Tag Archives: Qing fiction

Some notes on General Nian’s Conquest of the West

I was tagged a while back by @davesgonechina at the end of a Twitter exchange he had with Jess Nevins about the late Qing magical war novel The Pacification of Jinchuan 平金川 (also known as General Nian’s Conquest of the West 年大将军平西传), written by Zhang Xiaoshan 张小山 and published in 1899. So I went and read the book, and then wrote up a reply. I’ve reposted it here, lightly edited from the Facebook comment version, with a few additional notes.

pingjinchuan.png

First chapter of an illustrated edition of Ping Jinchuan published in 1900. The sketch is of the monk 更生童子 and his whip. (Source: 99ys)

Here’s the original Twitter conversation, concatenated:

@davesgonechina: Hey @jessnevins, did you once write about early Chinese pulp where the Roman pope fought a Chinese sorcerer on a mountaintop?
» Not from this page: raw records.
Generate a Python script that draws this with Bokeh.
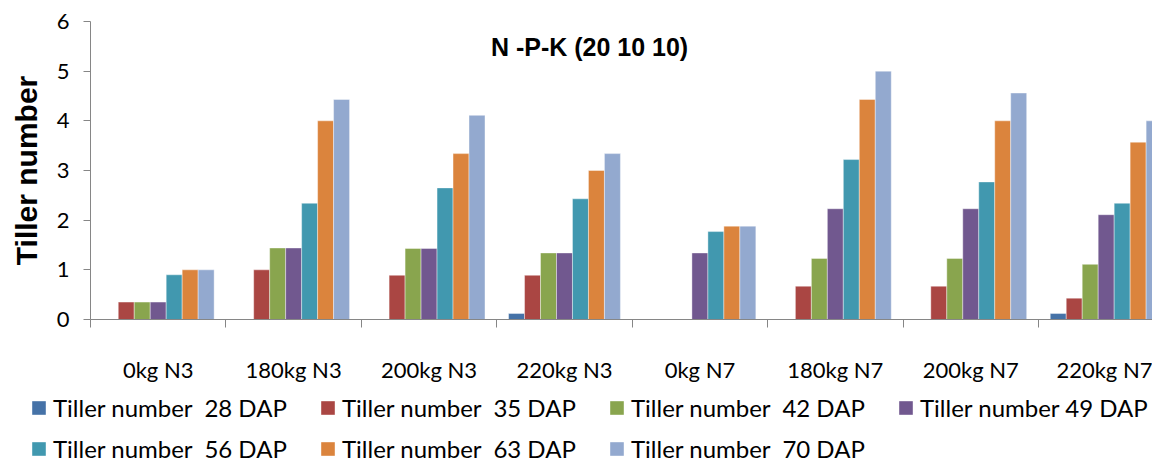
from bokeh.plotting import figure
from bokeh.layouts import column
from bokeh.models import Range1d, FixedTicker, Legend, LegendItem, Label, ColumnDataSource
from bokeh.embed import file_html
from bokeh.resources import INLINE

categories = ["0kg N3", "180kg N3", "200kg N3", "220kg N3",
              "0kg N7", "180kg N7", "200kg N7", "220kg N7"]
series_names = ["Tiller number  28 DAP", "Tiller number  35 DAP", "Tiller number  42 DAP",
                "Tiller number 49 DAP", "Tiller number  56 DAP", "Tiller number  63 DAP",
                "Tiller number  70 DAP"]
dap28 = [0, 0, 0, 0.12, 0, 0, 0, 0.12]
dap35 = [0.35, 1.0, 0.89, 0.89, 0, 0.67, 0.67, 0.43]
dap42 = [0.35, 1.44, 1.43, 1.34, 0, 1.23, 1.23, 1.11]
dap49 = [0.35, 1.44, 1.43, 1.34, 1.34, 2.23, 2.23, 2.11]
dap56 = [0.9, 2.34, 2.65, 2.43, 1.77, 3.22, 2.77, 2.34]
dap63 = [1.0, 4.0, 3.34, 3.0, 1.88, 4.43, 4.0, 3.57]
dap70 = [1.0, 4.43, 4.11, 3.34, 1.88, 5.0, 4.56, 4.0]
series = [dap28, dap35, dap42, dap49, dap56, dap63, dap70]
colors = ["#4572A7", "#AA4643", "#89A54E", "#71588F", "#4198AF", "#DB843D", "#93A9CF"]
title_text = "N -P-K (20 10 10)"
y_label = "Tiller number"

bar_w = 0.118
n = len(series)
centers = [i + 0.5 for i in range(len(categories))]

p = figure(width=1152, height=385, output_backend="svg", toolbar_location=None,
           x_range=Range1d(0, 7.842), y_range=Range1d(0, 6),
           min_border_left=90, min_border_right=0, min_border_top=21,
           min_border_bottom=64)
p.outline_line_color = None
p.grid.visible = False

sources = []
for j, vals in enumerate(series):
    xs = [c + (j - (n - 1) / 2) * bar_w for c in centers]
    src = ColumnDataSource(dict(x=xs, top=vals))
    sources.append(src)
    p.vbar(x="x", top="top", bottom=0, width=bar_w, source=src,
           fill_color=colors[j], line_color="white", line_alpha=0.5, line_width=0.8)

# x axis
xa = p.xaxis[0]
xa.ticker = FixedTicker(ticks=centers, minor_ticks=list(range(len(categories) + 1)))
xa.major_label_overrides = {c: lab for c, lab in zip(centers, categories)}
xa.major_tick_in = 0
xa.major_tick_out = 0
xa.minor_tick_in = 0
xa.minor_tick_out = 8
xa.minor_tick_line_color = "#868686"
xa.axis_line_color = "#868686"
xa.major_label_standoff = 28
xa.major_label_text_font = "Lato"
xa.major_label_text_font_size = "22px"
xa.major_label_text_color = "black"

# y axis
ya = p.yaxis[0]
ya.ticker = FixedTicker(ticks=[0, 1, 2, 3, 4, 5, 6])
ya.minor_tick_line_color = None
ya.major_tick_in = 0
ya.major_tick_out = 7
ya.major_tick_line_color = "#868686"
ya.axis_line_color = "#868686"
ya.major_label_standoff = 14
ya.major_label_text_font = "Lato"
ya.major_label_text_font_size = "22px"
ya.major_label_text_color = "black"
ya.axis_label = y_label
ya.axis_label_text_font = "Liberation Sans"
ya.axis_label_text_font_style = "bold"
ya.axis_label_text_font_size = "30px"
ya.axis_label_text_color = "black"
ya.axis_label_standoff = 11

# title inside plot area
p.add_layout(Label(x=3.685, y=5.49, text=title_text, text_align="center",
                   text_baseline="middle", text_font="Liberation Sans",
                   text_font_style="bold", text_font_size="25px", text_color="black"))

# legend strip (same data sources, drawn outside its visible range)
q = figure(width=1152, height=78, output_backend="svg", toolbar_location=None,
           x_range=Range1d(0, 7.842), y_range=Range1d(100, 101),
           min_border_left=0, min_border_right=0, min_border_top=0, min_border_bottom=0,
           x_axis_location=None, y_axis_location=None)
q.outline_line_color = None
q.grid.visible = False

for fig in (p, q):
    if "frame_align" in fig.properties():
        fig.frame_align = False

legend_renderers = []
for j in range(n):
    d = q.vbar(x="x", top="top", bottom=0, width=bar_w, source=sources[j],
               fill_color=colors[j], line_color=None)
    legend_renderers.append(d)

items = [LegendItem(label=name, renderers=[r]) for name, r in zip(series_names, legend_renderers)]

def make_legend(its, loc):
    return Legend(items=its, orientation="horizontal", location=loc,
                  border_line_color=None, background_fill_alpha=0, padding=0,
                  spacing=0, margin=0, glyph_width=17, glyph_height=17,
                  label_standoff=6, label_width=266, label_text_font="Lato",
                  label_text_font_size="24px", label_text_color="black")

q.add_layout(make_legend(items[:4], (30, 41)))
q.add_layout(make_legend(items[4:], (30, 0)))

layout = column(p, q, spacing=0)
open("out.html", "w").write(file_html(layout, INLINE))
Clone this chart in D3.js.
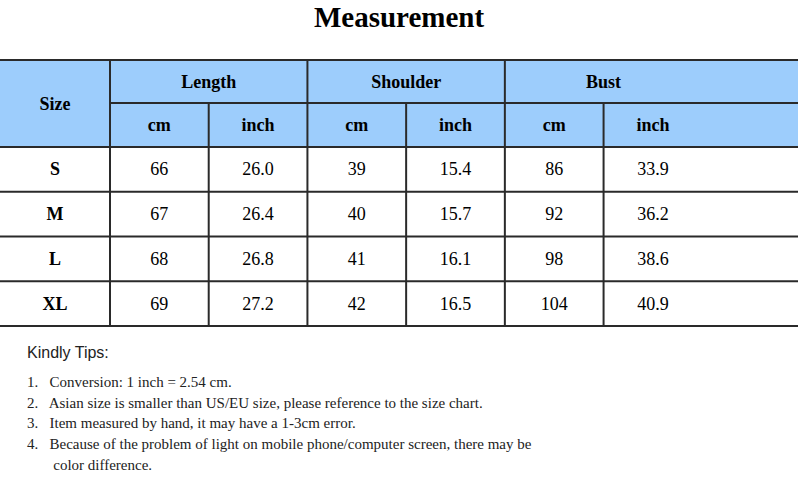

Can’t find.

@jessnevins: Nan Guotai appeared in Nian Dajiangjun Pingxizhuan (1899). Nan Guotai is the son of the Jesuit missionary Nan Huairen, a.k.a. Ferdinand Verbiest (1623-1688). Nan is also an inventor of military technology–the 17th century Chinese version of SCIENCE!–and during a Tibetan rebellion. Nan offers his newest weapons, including the shengtian qiu (aerial balloon) and dixing chuan (underground ship), to the Chinese Imperial Army. But the conflict spreads, and Nan’s weapons go up against traditional Chinese magic weapons. Chinese yanzhi jin (“rouge garments,” or tampons) are used to absorb the electricity of dianqi bian (electric whips) and and the Master of the Snowy Mountain and the Pope engage in mortal combat.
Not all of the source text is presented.